Task instructions -
Output the first line of the listing and each line after it, up to and including the line that contains "const GRID = '#8c8c8c';", exactly as written, minus the pictures.

-- BEGIN Data excerpt --

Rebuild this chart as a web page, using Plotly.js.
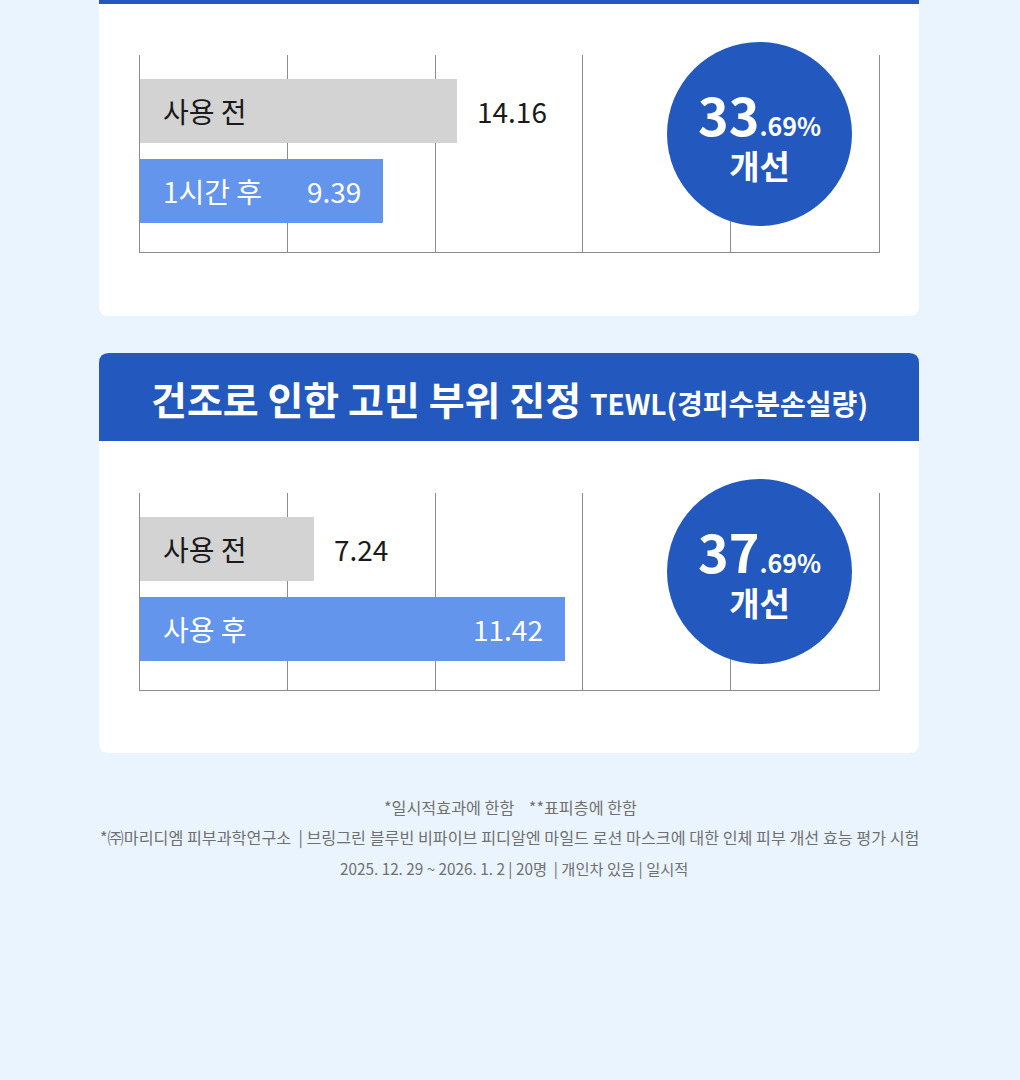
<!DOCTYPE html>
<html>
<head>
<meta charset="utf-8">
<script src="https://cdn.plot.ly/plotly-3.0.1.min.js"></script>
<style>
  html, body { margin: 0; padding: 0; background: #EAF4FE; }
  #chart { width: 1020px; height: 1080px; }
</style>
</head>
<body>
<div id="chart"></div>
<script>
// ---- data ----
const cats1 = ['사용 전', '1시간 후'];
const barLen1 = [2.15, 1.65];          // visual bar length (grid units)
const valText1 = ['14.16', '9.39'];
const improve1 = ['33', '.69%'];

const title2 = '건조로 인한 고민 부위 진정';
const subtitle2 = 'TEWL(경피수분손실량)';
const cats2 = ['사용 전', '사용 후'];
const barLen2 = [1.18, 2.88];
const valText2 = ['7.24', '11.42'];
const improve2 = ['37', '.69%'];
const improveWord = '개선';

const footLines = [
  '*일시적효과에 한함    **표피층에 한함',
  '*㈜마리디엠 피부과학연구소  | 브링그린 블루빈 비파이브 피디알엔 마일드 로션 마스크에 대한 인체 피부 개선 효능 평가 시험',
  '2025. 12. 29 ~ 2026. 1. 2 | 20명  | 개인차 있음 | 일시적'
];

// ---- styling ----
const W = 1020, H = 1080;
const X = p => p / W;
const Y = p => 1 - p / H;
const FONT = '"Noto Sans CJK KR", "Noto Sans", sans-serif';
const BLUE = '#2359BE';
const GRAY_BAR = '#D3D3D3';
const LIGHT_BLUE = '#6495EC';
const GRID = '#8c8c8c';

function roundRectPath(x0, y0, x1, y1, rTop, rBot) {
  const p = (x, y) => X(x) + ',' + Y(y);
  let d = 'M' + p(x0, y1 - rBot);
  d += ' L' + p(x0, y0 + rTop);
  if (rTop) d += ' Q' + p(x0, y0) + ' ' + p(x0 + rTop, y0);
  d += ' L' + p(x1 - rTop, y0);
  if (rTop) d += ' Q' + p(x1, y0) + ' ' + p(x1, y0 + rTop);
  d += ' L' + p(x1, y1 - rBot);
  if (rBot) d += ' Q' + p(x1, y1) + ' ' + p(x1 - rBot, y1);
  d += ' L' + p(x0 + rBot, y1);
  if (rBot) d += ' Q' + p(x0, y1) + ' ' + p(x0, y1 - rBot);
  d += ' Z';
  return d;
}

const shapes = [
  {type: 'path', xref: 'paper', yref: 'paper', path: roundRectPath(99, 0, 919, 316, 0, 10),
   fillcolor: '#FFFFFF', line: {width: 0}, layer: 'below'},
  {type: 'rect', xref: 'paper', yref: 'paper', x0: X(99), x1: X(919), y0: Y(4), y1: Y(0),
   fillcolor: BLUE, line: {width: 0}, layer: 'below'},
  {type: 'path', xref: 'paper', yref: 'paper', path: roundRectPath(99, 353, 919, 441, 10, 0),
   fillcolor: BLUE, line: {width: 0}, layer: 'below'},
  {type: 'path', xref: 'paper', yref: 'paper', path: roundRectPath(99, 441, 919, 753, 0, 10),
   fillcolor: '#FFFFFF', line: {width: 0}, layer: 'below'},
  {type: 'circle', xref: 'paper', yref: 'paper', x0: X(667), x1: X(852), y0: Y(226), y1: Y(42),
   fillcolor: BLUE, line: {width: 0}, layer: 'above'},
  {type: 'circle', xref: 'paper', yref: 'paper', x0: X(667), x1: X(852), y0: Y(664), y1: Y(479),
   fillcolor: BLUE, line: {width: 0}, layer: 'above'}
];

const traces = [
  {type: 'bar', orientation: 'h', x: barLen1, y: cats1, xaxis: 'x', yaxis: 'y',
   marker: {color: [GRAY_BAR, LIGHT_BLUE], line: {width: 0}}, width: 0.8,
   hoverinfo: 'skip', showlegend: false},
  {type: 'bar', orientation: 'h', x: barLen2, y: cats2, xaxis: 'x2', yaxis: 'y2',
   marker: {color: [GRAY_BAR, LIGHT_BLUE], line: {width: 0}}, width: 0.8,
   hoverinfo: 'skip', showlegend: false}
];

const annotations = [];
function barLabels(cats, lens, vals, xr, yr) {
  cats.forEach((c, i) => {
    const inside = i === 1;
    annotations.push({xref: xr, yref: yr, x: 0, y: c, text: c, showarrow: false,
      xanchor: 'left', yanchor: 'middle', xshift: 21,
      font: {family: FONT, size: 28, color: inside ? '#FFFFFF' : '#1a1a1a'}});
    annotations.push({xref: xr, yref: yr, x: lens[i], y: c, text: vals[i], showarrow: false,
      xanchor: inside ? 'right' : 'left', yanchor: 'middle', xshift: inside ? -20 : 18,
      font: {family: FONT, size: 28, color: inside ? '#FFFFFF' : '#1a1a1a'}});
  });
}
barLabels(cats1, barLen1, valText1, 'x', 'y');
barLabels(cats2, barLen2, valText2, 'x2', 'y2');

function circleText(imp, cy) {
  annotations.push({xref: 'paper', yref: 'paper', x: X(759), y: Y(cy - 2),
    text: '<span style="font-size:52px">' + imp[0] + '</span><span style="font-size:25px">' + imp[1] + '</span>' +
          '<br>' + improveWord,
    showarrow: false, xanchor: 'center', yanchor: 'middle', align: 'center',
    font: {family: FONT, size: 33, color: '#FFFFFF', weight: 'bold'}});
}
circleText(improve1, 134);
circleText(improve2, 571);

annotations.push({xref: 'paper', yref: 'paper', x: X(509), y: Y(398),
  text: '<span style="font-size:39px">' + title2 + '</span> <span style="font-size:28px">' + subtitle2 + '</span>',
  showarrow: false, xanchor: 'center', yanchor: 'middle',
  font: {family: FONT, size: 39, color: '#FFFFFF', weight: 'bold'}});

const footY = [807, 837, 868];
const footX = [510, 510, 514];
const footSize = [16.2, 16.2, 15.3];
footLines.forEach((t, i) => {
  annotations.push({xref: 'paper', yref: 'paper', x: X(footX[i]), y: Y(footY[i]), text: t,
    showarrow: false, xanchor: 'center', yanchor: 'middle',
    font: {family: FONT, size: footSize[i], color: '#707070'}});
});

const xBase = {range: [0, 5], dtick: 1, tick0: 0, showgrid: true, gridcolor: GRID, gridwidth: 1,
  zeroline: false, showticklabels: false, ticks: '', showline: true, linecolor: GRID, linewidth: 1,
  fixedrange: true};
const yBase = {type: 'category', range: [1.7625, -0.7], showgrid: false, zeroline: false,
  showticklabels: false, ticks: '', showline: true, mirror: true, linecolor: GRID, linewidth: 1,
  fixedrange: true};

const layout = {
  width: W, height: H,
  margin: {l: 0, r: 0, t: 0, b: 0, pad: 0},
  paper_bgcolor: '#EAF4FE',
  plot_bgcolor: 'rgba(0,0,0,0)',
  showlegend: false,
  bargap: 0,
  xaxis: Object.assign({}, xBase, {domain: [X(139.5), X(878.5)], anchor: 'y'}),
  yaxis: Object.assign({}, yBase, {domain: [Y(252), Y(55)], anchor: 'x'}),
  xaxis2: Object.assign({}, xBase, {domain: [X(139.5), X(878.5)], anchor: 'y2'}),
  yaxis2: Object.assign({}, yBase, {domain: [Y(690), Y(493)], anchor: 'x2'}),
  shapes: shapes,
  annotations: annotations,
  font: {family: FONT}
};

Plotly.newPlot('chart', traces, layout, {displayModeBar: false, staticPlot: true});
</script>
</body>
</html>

-- END Data excerpt --

Answer to this exercise -
Rebuild this chart as a web page, using Plotly.js.
<!DOCTYPE html>
<html>
<head>
<meta charset="utf-8">
<script src="https://cdn.plot.ly/plotly-3.0.1.min.js"></script>
<style>
  html, body { margin: 0; padding: 0; background: #EAF4FE; }
  #chart { width: 1020px; height: 1080px; }
</style>
</head>
<body>
<div id="chart"></div>
<script>
// ---- data ----
const cats1 = ['사용 전', '1시간 후'];
const barLen1 = [2.15, 1.65];          // visual bar length (grid units)
const valText1 = ['14.16', '9.39'];
const improve1 = ['33', '.69%'];

const title2 = '건조로 인한 고민 부위 진정';
const subtitle2 = 'TEWL(경피수분손실량)';
const cats2 = ['사용 전', '사용 후'];
const barLen2 = [1.18, 2.88];
const valText2 = ['7.24', '11.42'];
const improve2 = ['37', '.69%'];
const improveWord = '개선';

const footLines = [
  '*일시적효과에 한함    **표피층에 한함',
  '*㈜마리디엠 피부과학연구소  | 브링그린 블루빈 비파이브 피디알엔 마일드 로션 마스크에 대한 인체 피부 개선 효능 평가 시험',
  '2025. 12. 29 ~ 2026. 1. 2 | 20명  | 개인차 있음 | 일시적'
];

// ---- styling ----
const W = 1020, H = 1080;
const X = p => p / W;
const Y = p => 1 - p / H;
const FONT = '"Noto Sans CJK KR", "Noto Sans", sans-serif';
const BLUE = '#2359BE';
const GRAY_BAR = '#D3D3D3';
const LIGHT_BLUE = '#6495EC';
const GRID = '#8c8c8c';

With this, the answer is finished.